HOBOKEN – Councilman Michael Russo has responded to Mayor Dawn Zimmer's comments – made during Wednesday's City Council meeting – in support of using eminent domain to acquire park land in the southwest ward if negotiations with the property owner fail.
Russo said he was uncomfortable with supporting eminent domain, especially within the timeframe allotted by a $3 million grant available to the city for the acquisition.
"Eminent domain in its totality is always a very last resort for me as a councilperson," said Russo. "There's a whole timeline issue involved with the grant."
An ordinance introduced on a 7-1 vote by the council last Wednesday could, if adopted, authorize the city to utilize eminent domain to acquire a one-acre stretch of park land in the southwest ward. Russo was the only councilperson to vote no against the introduction. Russo also said that the administration should have looked to secure land earlier.
"This [park land matter] should have been [handled] months if not years [ago]," said Russo. "I'm not going to further the problem by going out there and threatening to take property [to ensure it] falls within the $3 million dollar grant [timeline]."
Eminent domain allows the city to condemn property and pay the owner fair market value for the land.
The mayor is determined
Mayor Dawn Zimmer expressed her intention to move forward with the park land during the meeting.
"My commitment to a southwest park ultimately led me to run for 4th Ward Council," said Zimmer. "Since that time, the City Council has repeatedly expressed its unanimous support for the creation of a Southwest Park. Now it is time for all of us to put our money where our mouth is."

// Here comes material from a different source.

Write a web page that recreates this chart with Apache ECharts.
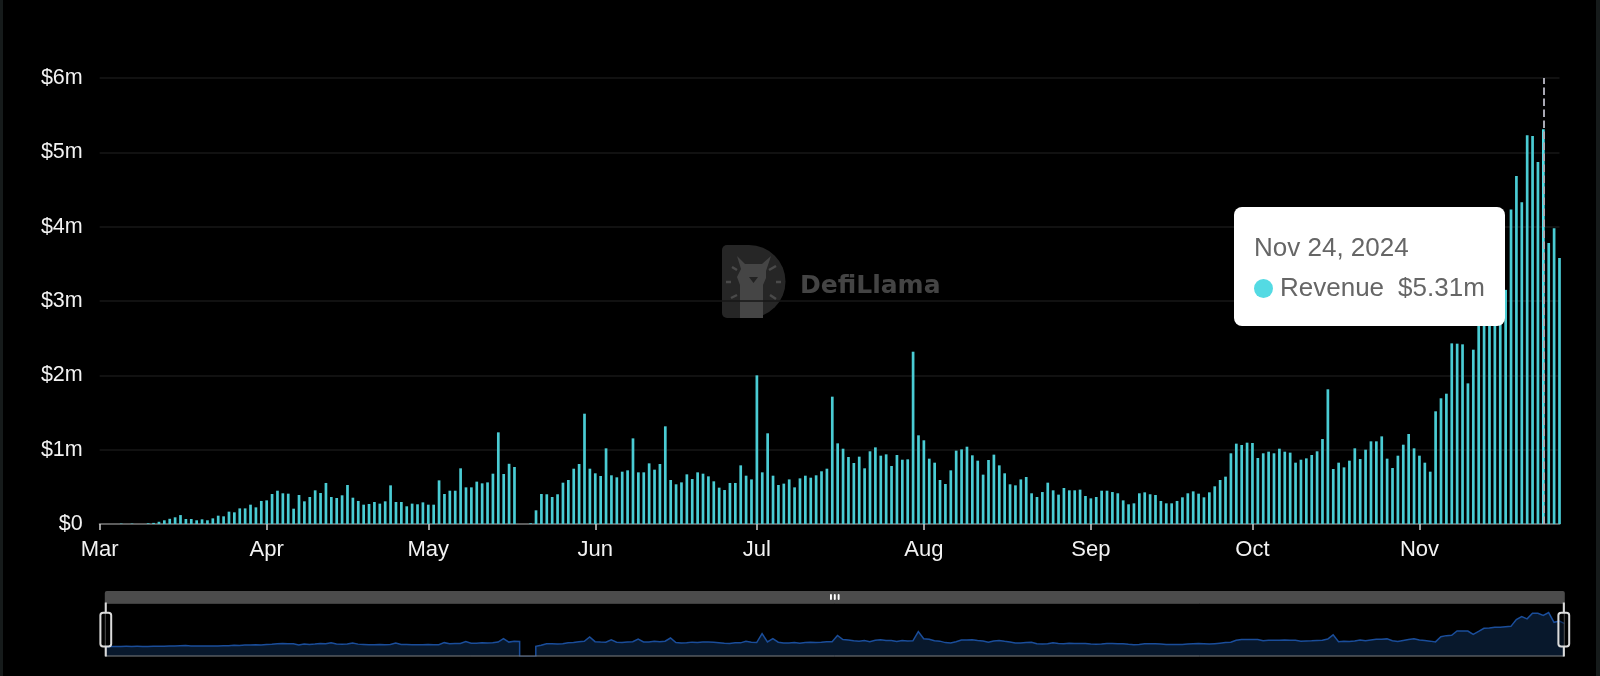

The ordinance is expected to undergo a public hearing and a vote for adoption during the next meeting on June 6. It will require five votes for adoption, and Zimmer currently has five allies on the council.
The land is across from the site of the Downtown Pub at Observer Highway and Jackson Street.
Zimmer said in an exclusive interview with The Reporter that negotiations between the property owner and city have failed thus far.
"We're very far apart [from reaching an agreement]" said Zimmer. "We're going to continue trying to negotiate in good faith with the property owner."
Zimmer also said she is "excited" but "nervous" about the ordinance's potential adoption.
If the ordinance fails, the city could stand to lose $3 million in grant money, according to Zimmer, who wrote in a memo to the council that last year's acquisition of a $3 million county Open Space grant for park land would be lost if the city did not identify a purpose and use it within a year.
"[It is] absolutely essential that the City have available all appropriate legal tools to ensure both that the citizens of Hoboken receive the park land that we have promised," said Zimmer in the memo, "and that we do not forfeit the $3 million grant that the County has provided us."
Zimmer, who said she only supports eminent domain for land that would become public use, stressed the importance of the next council meeting.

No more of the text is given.